[WHAT THE TASK ASKS]:
Below are the records. Retype, exactly, the lines from the first through the line with "return x / W, 1 - y / H", and leave out the pictures.

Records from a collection

--*--

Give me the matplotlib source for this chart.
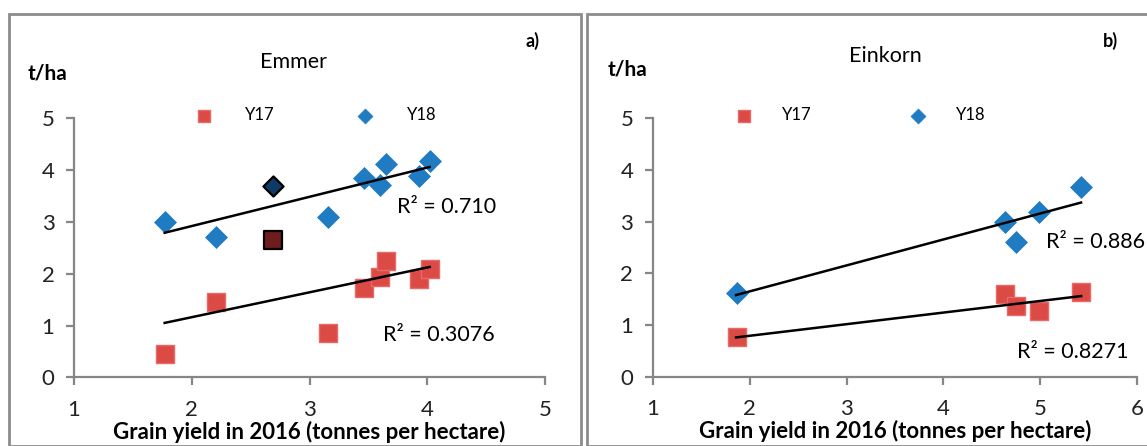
import matplotlib
matplotlib.use("Agg")
import matplotlib.pyplot as plt
from matplotlib.patches import Rectangle

plt.rcParams['font.family'] = ['Lato', 'DejaVu Sans']

# Emmer (panel a)
emmer_x = [1.77, 2.21, 3.16, 3.46, 3.60, 3.65, 3.93, 4.02]
emmer_y17 = [0.45, 1.46, 0.85, 1.73, 1.94, 2.25, 1.89, 2.10]
emmer_y18 = [3.00, 2.71, 3.09, 3.85, 3.72, 4.12, 3.88, 4.17]
emmer_hl_x = [2.69]
emmer_hl_y17 = [2.66]
emmer_hl_y18 = [3.69]
emmer_trend_x = [1.77, 4.02]
emmer_trend_y17 = [1.05, 2.13]
emmer_trend_y18 = [2.79, 4.06]
emmer_r2 = ["R² = 0.3076", "R² = 0.710"]

# Einkorn (panel b)
einkorn_x = [1.87, 4.64, 4.75, 4.99, 5.42]
einkorn_y17 = [0.76, 1.60, 1.36, 1.28, 1.63]
einkorn_y18 = [1.62, 3.00, 2.61, 3.19, 3.67]
einkorn_trend_x = [1.86, 5.42]
einkorn_trend_y17 = [0.76, 1.56]
einkorn_trend_y18 = [1.58, 3.37]
einkorn_r2 = ["R² = 0.8271", "R² = 0.886"]

xlabel = "Grain yield in 2016 (tonnes per hectare)"

RED = '#dc4a46'
RED_EDGE = '#e86a66'
BLUE = '#1f7bc2'
GRAY = '#868686'

W, H = 1147, 446
fig = plt.figure(figsize=(W / 100, H / 100), dpi=100)


def px(x, y):
    return x / W, 1 - y / H


# panel frames
fig.add_artist(Rectangle(px(9, 446), (581 - 9) / W, (446 - 14) / H,
                         transform=fig.transFigure, fill=False,
                         edgecolor='#8c8c8c', lw=2))
fig.add_artist(Rectangle(px(587, 446), (1160 - 587) / W, (446 - 14) / H,
                         transform=fig.transFigure, fill=False,
                         edgecolor='#8c8c8c', lw=2))


def setup(ax, xmax):
    ax.set_xlim(1, xmax)
    ax.set_ylim(0, 5)
    ax.set_xticks(range(1, xmax + 1))
    ax.set_yticks(range(0, 6))
    for s in ['top', 'right']:
        ax.spines[s].set_visible(False)
    for s in ['left', 'bottom']:
        ax.spines[s].set_color(GRAY)
        ax.spines[s].set_linewidth(1.6)
    ax.tick_params(axis='both', direction='out', length=6, width=1.6,
                   color=GRAY, labelsize=16, labelcolor='#222222')
    ax.tick_params(axis='x', pad=10)
    ax.tick_params(axis='y', pad=8)
    ax.set_xlabel(xlabel, fontsize=16, fontweight='bold', labelpad=1)


def draw(ax, x, y17, y18, tx, t17, t18):
    s17 = ax.scatter(x, y17, marker='s', s=155, color=RED,
                     edgecolors=RED_EDGE, linewidths=1, zorder=3, label='Y17')
    s18 = ax.scatter(x, y18, marker='D', s=125, color=BLUE,
                     edgecolors=BLUE, linewidths=0.5, zorder=3, label='Y18')
    ax.plot(tx, t18, color='black', lw=1.8, zorder=4)
    ax.plot(tx, t17, color='black', lw=1.8, zorder=4)
    return s17, s18


# panel a
ax1 = fig.add_axes([74 / W, 1 - 377.3 / H, (545 - 74) / W, (377.3 - 118.3) / H])
setup(ax1, 5)
h17, h18 = draw(ax1, emmer_x, emmer_y17, emmer_y18,
                emmer_trend_x, emmer_trend_y17, emmer_trend_y18)
ax1.scatter(emmer_hl_x, emmer_hl_y18, marker='D', s=105, color='#0f3a66',
            edgecolors='black', linewidths=1.6, zorder=5)
ax1.scatter(emmer_hl_x, emmer_hl_y17, marker='s', s=155, color='#6e1c1c',
            edgecolors='black', linewidths=1.6, zorder=5)
ax1.text(3.74, 3.29, emmer_r2[1], fontsize=15.5, va='center', ha='left')
ax1.text(3.62, 0.82, emmer_r2[0], fontsize=15.5, va='center', ha='left')
ax1.legend(handles=[h17, h18], loc='center left', bbox_to_anchor=(0.24, 1.013),
           ncol=2, frameon=False, fontsize=12, markerscale=0.68,
           columnspacing=4.4, handletextpad=1.5, borderpad=0, borderaxespad=0)

# panel b
ax2 = fig.add_axes([652.7 / W, 1 - 376.7 / H, (1137.3 - 652.7) / W, (376.7 - 118.3) / H])
setup(ax2, 6)
h17, h18 = draw(ax2, einkorn_x, einkorn_y17, einkorn_y18,
                einkorn_trend_x, einkorn_trend_y17, einkorn_trend_y18)
ax2.text(5.06, 2.60, einkorn_r2[1], fontsize=15.5, va='center', ha='left', clip_on=False)
ax2.text(4.76, 0.48, einkorn_r2[0], fontsize=15.5, va='center', ha='left')
ax2.legend(handles=[h17, h18], loc='center left', bbox_to_anchor=(0.153, 1.013),
           ncol=2, frameon=False, fontsize=12, markerscale=0.68,
           columnspacing=5.4, handletextpad=1.3, borderpad=0, borderaxespad=0)

# titles and labels
for (x, y), s, kw in [
    ((48, 74), "t/ha", dict(fontsize=15, fontweight='bold')),
    ((294, 62), "Emmer", dict(fontsize=15.5)),
    ((532, 41), "a)", dict(fontsize=13, fontweight='bold')),
    ((628, 70), "t/ha", dict(fontsize=15, fontweight='bold')),
    ((885, 56), "Einkorn", dict(fontsize=15.5)),
    ((1110, 41), "b)", dict(fontsize=13, fontweight='bold')),
]:
    fx, fy = px(x, y)
    fig.text(fx, fy, s, ha='center', va='center', **kw)

fig.savefig('out.png', dpi=100)
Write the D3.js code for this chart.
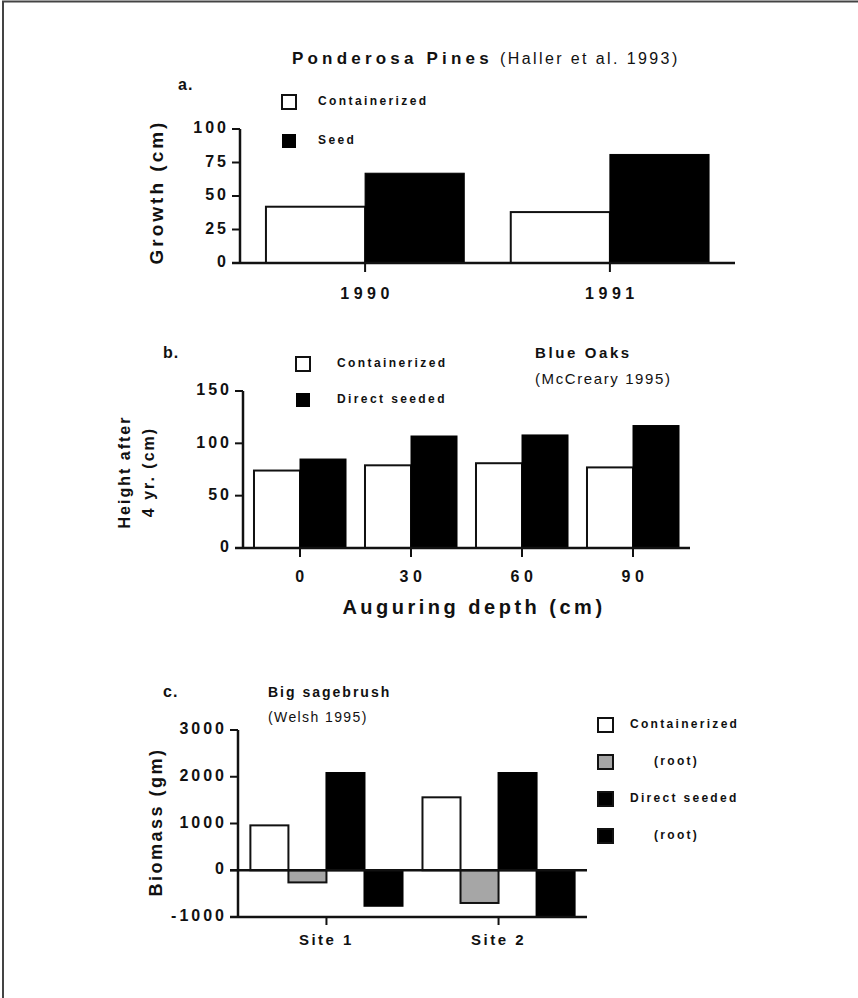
<!DOCTYPE html>
<html>
<head>
<meta charset="utf-8">
<script src="https://cdn.jsdelivr.net/npm/d3@7"></script>
<style>
  body { margin: 0; background: #fff; }
  text { font-family: "Liberation Sans", Arial, sans-serif; fill: #111; }
</style>
</head>
<body>
<script>
// panel a: Ponderosa pines
const yearsA = ["1990", "1991"]
const containerA = [42, 38]
const seedA = [67, 81]
const ticksA = [0, 25, 50, 75, 100]

// panel b: Blue oaks
const depthsB = ["0", "30", "60", "90"]
const containerB = [74, 79, 81, 77]
const seededB = [85, 107, 108, 117]
const ticksB = [0, 50, 100, 150]

// panel c: Big sagebrush
const sitesC = ["Site 1", "Site 2"]
const containerC = [960, 1560]
const containerRootC = [-260, -700]
const seededC = [2080, 2080]
const seededRootC = [-760, -1000]
const ticksC = [-1000, 0, 1000, 2000, 3000]

const svg = d3.select("body").append("svg")
    .attr("width", 858)
    .attr("height", 998)

// page frame
svg.append("path")
    .attr("d", "M3,998 L3,1.5 L858,1.5")
    .attr("fill", "none")
    .attr("stroke", "#444")
    .attr("stroke-width", 2)

function txt(x, y, s, size, opts = {}) {
    return svg.append("text")
        .attr("x", x).attr("y", y)
        .attr("font-size", size)
        .attr("font-weight", opts.weight || "bold")
        .attr("letter-spacing", opts.ls != null ? opts.ls : 2)
        .attr("text-anchor", opts.anchor || "start")
        .attr("dominant-baseline", "middle")
        .text(s)
}

function yAxis(g, y, ticks, x0) {
    g.append("line")
        .attr("x1", x0).attr("x2", x0)
        .attr("y1", y(ticks[ticks.length - 1])).attr("y2", y(ticks[0]))
        .attr("stroke", "#111").attr("stroke-width", 2.5)
    ticks.forEach(t => {
        g.append("line")
            .attr("x1", x0 - 8).attr("x2", x0)
            .attr("y1", y(t)).attr("y2", y(t))
            .attr("stroke", "#111").attr("stroke-width", 2)
        txt(x0 - 11, y(t), t, 16, {anchor: "end", ls: 3})
    })
}

// ---------- panel a ----------
let xA = d3.scaleBand().domain(yearsA).range([240, 735]).paddingInner(0.19).paddingOuter(0.106)
let yA = d3.scaleLinear().domain([0, 100]).range([263, 129])
let gA = svg.append("g")

gA.selectAll("rect.c").data(yearsA).enter().append("rect")
    .attr("x", d => xA(d))
    .attr("y", (d, i) => yA(containerA[i]))
    .attr("width", xA.bandwidth() / 2)
    .attr("height", (d, i) => yA(0) - yA(containerA[i]))
    .attr("fill", "white").attr("stroke", "#111").attr("stroke-width", 2)
gA.selectAll("rect.s").data(yearsA).enter().append("rect")
    .attr("x", d => xA(d) + xA.bandwidth() / 2)
    .attr("y", (d, i) => yA(seedA[i]))
    .attr("width", xA.bandwidth() / 2)
    .attr("height", (d, i) => yA(0) - yA(seedA[i]))
    .attr("fill", "#000").attr("stroke", "#000").attr("stroke-width", 1)

yAxis(gA, yA, ticksA, 240)
gA.append("line").attr("x1", 232).attr("x2", 735).attr("y1", yA(0)).attr("y2", yA(0))
    .attr("stroke", "#111").attr("stroke-width", 2.5)
yearsA.forEach(d => {
    let cx = xA(d) + xA.bandwidth() / 2
    gA.append("line").attr("x1", cx).attr("x2", cx).attr("y1", yA(0)).attr("y2", yA(0) + 9)
        .attr("stroke", "#111").attr("stroke-width", 2)
    txt(cx + 2, 295, d, 16, {anchor: "middle", ls: 4.5})
})

txt(292, 60, "Ponderosa Pines", 17, {ls: 4.2})
txt(500, 60, "(Haller et al. 1993)", 16, {ls: 2.4, weight: "normal"})
txt(178, 86, "a.", 16, {ls: 1})
gA.append("rect").attr("x", 282).attr("y", 95).attr("width", 14).attr("height", 14)
    .attr("fill", "white").attr("stroke", "#111").attr("stroke-width", 2)
gA.append("rect").attr("x", 282).attr("y", 134).attr("width", 14).attr("height", 14)
    .attr("fill", "#000")
txt(318, 102, "Containerized", 12, {ls: 2.4})
txt(318, 141, "Seed", 12, {ls: 2.4})
svg.append("text")
    .attr("transform", "translate(158,192) rotate(-90)")
    .attr("font-size", 19).attr("font-weight", "bold").attr("letter-spacing", 3)
    .attr("text-anchor", "middle").attr("dominant-baseline", "middle")
    .text("Growth (cm)")

// ---------- panel b ----------
let xB = d3.scaleBand().domain(depthsB).range([243, 690]).paddingInner(0.171).paddingOuter(0.099)
let yB = d3.scaleLinear().domain([0, 150]).range([548, 391])
let gB = svg.append("g")

gB.selectAll("rect.c").data(depthsB).enter().append("rect")
    .attr("x", d => xB(d))
    .attr("y", (d, i) => yB(containerB[i]))
    .attr("width", xB.bandwidth() / 2)
    .attr("height", (d, i) => yB(0) - yB(containerB[i]))
    .attr("fill", "white").attr("stroke", "#111").attr("stroke-width", 2)
gB.selectAll("rect.s").data(depthsB).enter().append("rect")
    .attr("x", d => xB(d) + xB.bandwidth() / 2)
    .attr("y", (d, i) => yB(seededB[i]))
    .attr("width", xB.bandwidth() / 2)
    .attr("height", (d, i) => yB(0) - yB(seededB[i]))
    .attr("fill", "#000").attr("stroke", "#000").attr("stroke-width", 1)

yAxis(gB, yB, ticksB, 243)
gB.append("line").attr("x1", 235).attr("x2", 690).attr("y1", yB(0)).attr("y2", yB(0))
    .attr("stroke", "#111").attr("stroke-width", 2.5)
depthsB.forEach(d => {
    let cx = xB(d) + xB.bandwidth() / 2
    gB.append("line").attr("x1", cx).attr("x2", cx).attr("y1", yB(0)).attr("y2", yB(0) + 9)
        .attr("stroke", "#111").attr("stroke-width", 2)
    txt(cx + 2, 578, d, 16, {anchor: "middle", ls: 4.5})
})

txt(474, 609, "Auguring depth (cm)", 20, {anchor: "middle", ls: 3.5})
txt(163, 354, "b.", 16, {ls: 1})
txt(535, 354, "Blue Oaks", 15, {ls: 2.6})
txt(535, 380, "(McCreary 1995)", 15, {ls: 1.6, weight: "normal"})
gB.append("rect").attr("x", 296).attr("y", 357).attr("width", 14).attr("height", 14)
    .attr("fill", "white").attr("stroke", "#111").attr("stroke-width", 2)
gB.append("rect").attr("x", 296).attr("y", 393).attr("width", 14).attr("height", 14)
    .attr("fill", "#000")
txt(337, 364, "Containerized", 12, {ls: 2.4})
txt(337, 400, "Direct seeded", 12, {ls: 2.4})
svg.append("text")
    .attr("transform", "translate(126,472) rotate(-90)")
    .attr("font-size", 16).attr("font-weight", "bold").attr("letter-spacing", 2)
    .attr("text-anchor", "middle").attr("dominant-baseline", "middle")
    .text("Height after")
svg.append("text")
    .attr("transform", "translate(150,472) rotate(-90)")
    .attr("font-size", 16).attr("font-weight", "bold").attr("letter-spacing", 2)
    .attr("text-anchor", "middle").attr("dominant-baseline", "middle")
    .text("4 yr. (cm)")

// ---------- panel c ----------
let xC = d3.scaleBand().domain(sitesC).range([238, 587]).paddingInner(0.116).paddingOuter(0.072)
let yC = d3.scaleLinear().domain([-1000, 3000]).range([917, 730])
let gC = svg.append("g")
let seriesC = [
    {vals: containerC, fill: "white", stroke: "#111"},
    {vals: containerRootC, fill: "#a6a6a6", stroke: "#111"},
    {vals: seededC, fill: "#000", stroke: "#000"},
    {vals: seededRootC, fill: "#000", stroke: "#000"}
]
let bw = xC.bandwidth() / 4
seriesC.forEach((s, k) => {
    gC.selectAll(null).data(sitesC).enter().append("rect")
        .attr("x", d => xC(d) + k * bw)
        .attr("y", (d, i) => yC(Math.max(0, s.vals[i])))
        .attr("width", bw)
        .attr("height", (d, i) => Math.abs(yC(s.vals[i]) - yC(0)))
        .attr("fill", s.fill).attr("stroke", s.stroke).attr("stroke-width", 2)
})

yAxis(gC, yC, ticksC, 238)
gC.append("line").attr("x1", 230).attr("x2", 587).attr("y1", yC(0)).attr("y2", yC(0))
    .attr("stroke", "#111").attr("stroke-width", 2.5)
gC.append("line").attr("x1", 230).attr("x2", 587).attr("y1", yC(-1000)).attr("y2", yC(-1000))
    .attr("stroke", "#111").attr("stroke-width", 2.5)
sitesC.forEach(d => {
    let cx = xC(d) + xC.bandwidth() / 2
    gC.append("line").attr("x1", cx).attr("x2", cx).attr("y1", yC(-1000)).attr("y2", yC(-1000) + 8)
        .attr("stroke", "#111").attr("stroke-width", 2)
    txt(cx, 941, d, 15, {anchor: "middle", ls: 2.5})
})

txt(163, 693, "c.", 16, {ls: 1})
txt(268, 693, "Big sagebrush", 14, {ls: 2})
txt(268, 718, "(Welsh 1995)", 14, {ls: 1.4, weight: "normal"})
let legC = [
    {label: "Containerized", fill: "white", dx: 0},
    {label: "(root)", fill: "#a6a6a6", dx: 24},
    {label: "Direct seeded", fill: "#000", dx: 0},
    {label: "(root)", fill: "#000", dx: 24}
]
let legY = [725, 762, 799, 836]
legC.forEach((l, i) => {
    gC.append("rect").attr("x", 598).attr("y", legY[i] - 7).attr("width", 15).attr("height", 14)
        .attr("fill", l.fill).attr("stroke", "#111").attr("stroke-width", 2)
    txt(630 + l.dx, legY[i], l.label, 12, {ls: 2.3})
})
svg.append("text")
    .attr("transform", "translate(157,822) rotate(-90)")
    .attr("font-size", 18).attr("font-weight", "bold").attr("letter-spacing", 2.5)
    .attr("text-anchor", "middle").attr("dominant-baseline", "middle")
    .text("Biomass (gm)")
</script>
</body>
</html>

--*--

[CORRECT ANSWER]:
Give me the matplotlib source for this chart.
import matplotlib
matplotlib.use("Agg")
import matplotlib.pyplot as plt
from matplotlib.patches import Rectangle

plt.rcParams['font.family'] = ['Lato', 'DejaVu Sans']

# Emmer (panel a)
emmer_x = [1.77, 2.21, 3.16, 3.46, 3.60, 3.65, 3.93, 4.02]
emmer_y17 = [0.45, 1.46, 0.85, 1.73, 1.94, 2.25, 1.89, 2.10]
emmer_y18 = [3.00, 2.71, 3.09, 3.85, 3.72, 4.12, 3.88, 4.17]
emmer_hl_x = [2.69]
emmer_hl_y17 = [2.66]
emmer_hl_y18 = [3.69]
emmer_trend_x = [1.77, 4.02]
emmer_trend_y17 = [1.05, 2.13]
emmer_trend_y18 = [2.79, 4.06]
emmer_r2 = ["R² = 0.3076", "R² = 0.710"]

# Einkorn (panel b)
einkorn_x = [1.87, 4.64, 4.75, 4.99, 5.42]
einkorn_y17 = [0.76, 1.60, 1.36, 1.28, 1.63]
einkorn_y18 = [1.62, 3.00, 2.61, 3.19, 3.67]
einkorn_trend_x = [1.86, 5.42]
einkorn_trend_y17 = [0.76, 1.56]
einkorn_trend_y18 = [1.58, 3.37]
einkorn_r2 = ["R² = 0.8271", "R² = 0.886"]

xlabel = "Grain yield in 2016 (tonnes per hectare)"

RED = '#dc4a46'
RED_EDGE = '#e86a66'
BLUE = '#1f7bc2'
GRAY = '#868686'

W, H = 1147, 446
fig = plt.figure(figsize=(W / 100, H / 100), dpi=100)


def px(x, y):
    return x / W, 1 - y / H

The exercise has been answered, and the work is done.